#### [Written request]
Reproduce, word for word, every line from the first one down to the line containing "(0,0) rectangle (1029,416);", and nothing else.

#### [Given material]

◆ ◆ ◆ ◆ ◆

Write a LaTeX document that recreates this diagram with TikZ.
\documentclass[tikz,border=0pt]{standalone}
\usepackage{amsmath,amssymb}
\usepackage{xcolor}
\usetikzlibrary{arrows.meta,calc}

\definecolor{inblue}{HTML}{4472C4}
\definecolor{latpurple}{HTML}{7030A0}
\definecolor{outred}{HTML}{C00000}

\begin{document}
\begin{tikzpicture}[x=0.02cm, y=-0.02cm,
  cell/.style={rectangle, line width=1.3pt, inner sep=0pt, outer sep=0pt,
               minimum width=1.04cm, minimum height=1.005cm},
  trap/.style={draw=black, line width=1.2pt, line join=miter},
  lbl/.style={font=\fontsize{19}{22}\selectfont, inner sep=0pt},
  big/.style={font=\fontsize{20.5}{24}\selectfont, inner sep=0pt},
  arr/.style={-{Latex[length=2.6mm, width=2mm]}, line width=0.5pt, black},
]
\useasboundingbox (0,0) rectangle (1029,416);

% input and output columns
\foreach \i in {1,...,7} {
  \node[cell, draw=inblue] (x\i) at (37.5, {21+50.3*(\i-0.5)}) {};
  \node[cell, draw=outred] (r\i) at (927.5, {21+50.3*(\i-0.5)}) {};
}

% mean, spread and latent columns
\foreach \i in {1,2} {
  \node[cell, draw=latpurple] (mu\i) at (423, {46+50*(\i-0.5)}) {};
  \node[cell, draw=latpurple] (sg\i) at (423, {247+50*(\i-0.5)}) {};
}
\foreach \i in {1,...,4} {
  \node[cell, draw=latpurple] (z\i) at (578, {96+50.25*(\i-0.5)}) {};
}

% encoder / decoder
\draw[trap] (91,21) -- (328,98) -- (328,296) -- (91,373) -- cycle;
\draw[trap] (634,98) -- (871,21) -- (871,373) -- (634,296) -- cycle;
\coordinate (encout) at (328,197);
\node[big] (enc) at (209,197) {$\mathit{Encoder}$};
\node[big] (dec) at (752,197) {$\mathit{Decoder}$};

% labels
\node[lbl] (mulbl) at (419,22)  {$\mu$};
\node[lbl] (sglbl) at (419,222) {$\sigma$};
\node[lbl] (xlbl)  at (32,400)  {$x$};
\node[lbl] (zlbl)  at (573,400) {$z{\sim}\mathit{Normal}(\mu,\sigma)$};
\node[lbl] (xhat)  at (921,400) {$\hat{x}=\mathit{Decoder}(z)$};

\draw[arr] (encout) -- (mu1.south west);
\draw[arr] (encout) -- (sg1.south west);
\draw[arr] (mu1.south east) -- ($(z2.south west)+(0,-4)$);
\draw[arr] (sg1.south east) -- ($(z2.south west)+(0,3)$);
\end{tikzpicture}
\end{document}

◆ ◆ ◆ ◆ ◆

#### [Output of the exercise]
Write a LaTeX document that recreates this diagram with TikZ.
\documentclass[tikz,border=0pt]{standalone}
\usepackage{amsmath,amssymb}
\usepackage{xcolor}
\usetikzlibrary{arrows.meta,calc}

\definecolor{inblue}{HTML}{4472C4}
\definecolor{latpurple}{HTML}{7030A0}
\definecolor{outred}{HTML}{C00000}

\begin{document}
\begin{tikzpicture}[x=0.02cm, y=-0.02cm,
  cell/.style={rectangle, line width=1.3pt, inner sep=0pt, outer sep=0pt,
               minimum width=1.04cm, minimum height=1.005cm},
  trap/.style={draw=black, line width=1.2pt, line join=miter},
  lbl/.style={font=\fontsize{19}{22}\selectfont, inner sep=0pt},
  big/.style={font=\fontsize{20.5}{24}\selectfont, inner sep=0pt},
  arr/.style={-{Latex[length=2.6mm, width=2mm]}, line width=0.5pt, black},
]
\useasboundingbox (0,0) rectangle (1029,416);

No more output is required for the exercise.